Lebih jauh, bahkan ada yang lebih miris jika tidak mau bilang ”sudah mau kiamat”. Beberapa lulusan UNBK-SMA 2018 merayakan kelulusannya dengan making love dengan pacar atau temen-temannya. Astaghfirullah!
Jika sudah begini, siapa hendak disalahkan? Mereka yang urakan? Guru yang tak berhasil mendidik muridnya? Sekolah/madrasah yang gagal memberi output sesuai idaman? Hal ini bukan tentang siapa yang harus disalahkan, tetapi lebih dari itu, siapa yang harus sadar dan segera bangkit berbenah.
Para calon mahasiswa yang seyogyanya sudah paham betul dengan baik-buruk, salah-benar, justru berhamburan tanpa aturan dan batasan. Bisa jadi mereka yang sedang asyik justru beranggapan semua yang terjadi adalah hal lumrah, sudah setiap tahun menjadi tradisi kakak-kakak tingkat mereka.
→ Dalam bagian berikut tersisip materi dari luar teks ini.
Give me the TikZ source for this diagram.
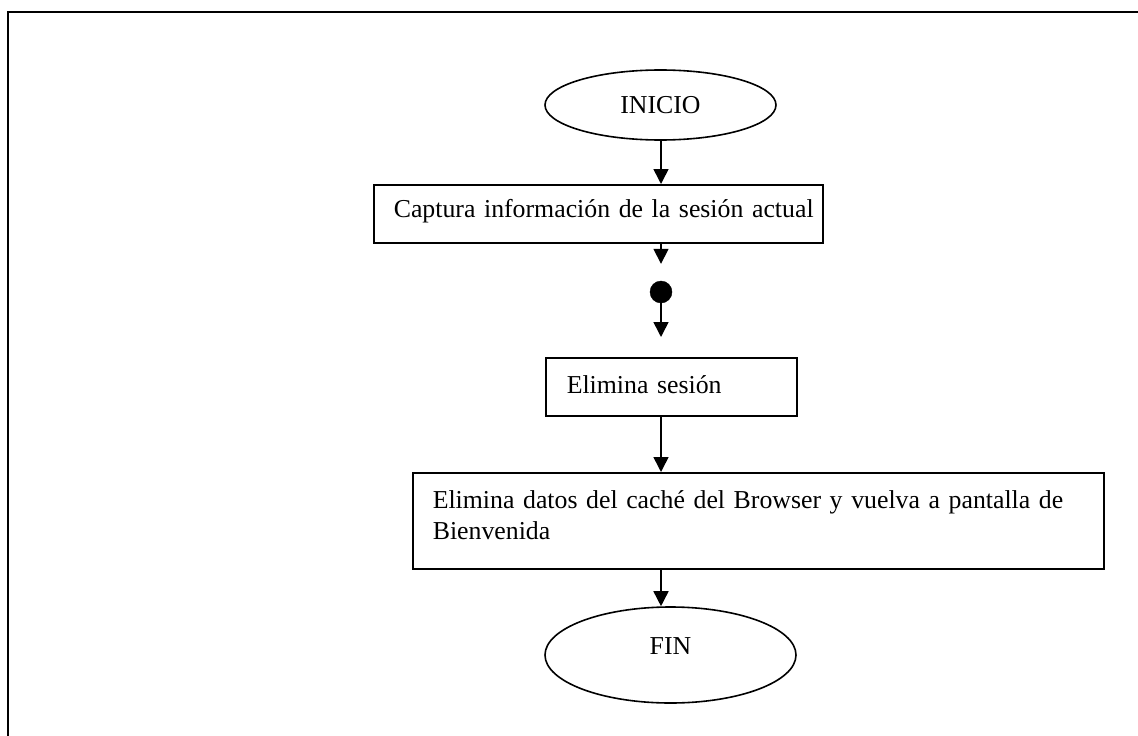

Di sinilah, tugas seorang guru dan orangtua untuk menanamkan pemahaman bahwa alangkah baiknya jika kelulusan dirayakan dengan hal-hal bermanfaat di antaranya dengan tasyakkuran, melungsurkan baju seragam pada yang membutuhkan (dari pada dicorang-coreng tak jelas), meningkatkan quality time bersama keluarga yang sebentar lagi akan ditinggal merantau, baik demi gelar sarjana maupun bekerja.
Dan juga, peran sekolah tak kalah pentingnya dalam mengantisipasi “tradisi” salah kaprah ini supaya tak berkepanjangan. Contoh saja, beberapa sekolah/madrasah tahun ini berkomitmen untuk tidak memberikan (menahan) ijazah peserta didiknya yang terlibat geng konvoi atau pesta bebas lainnya. Lembaga diharapkan dapat mengarahkan para peserta didiknya untuk mengisi hari kelulusan dengan pembacaan doa-doa sebagai bentuk rasa syukur.
Di saat ini juga, marilah kita bersama-sama berusaha menghapus segala jenis kesia-siaan dan menggantinya dengan melakukan hal-hal bermanfaat. Keep fight! Selamat untuk para lulusan SMA 2018.
*) Penulis adalah santri aktif Asrama Putri Pondok Pesantren Miftahul Ulum.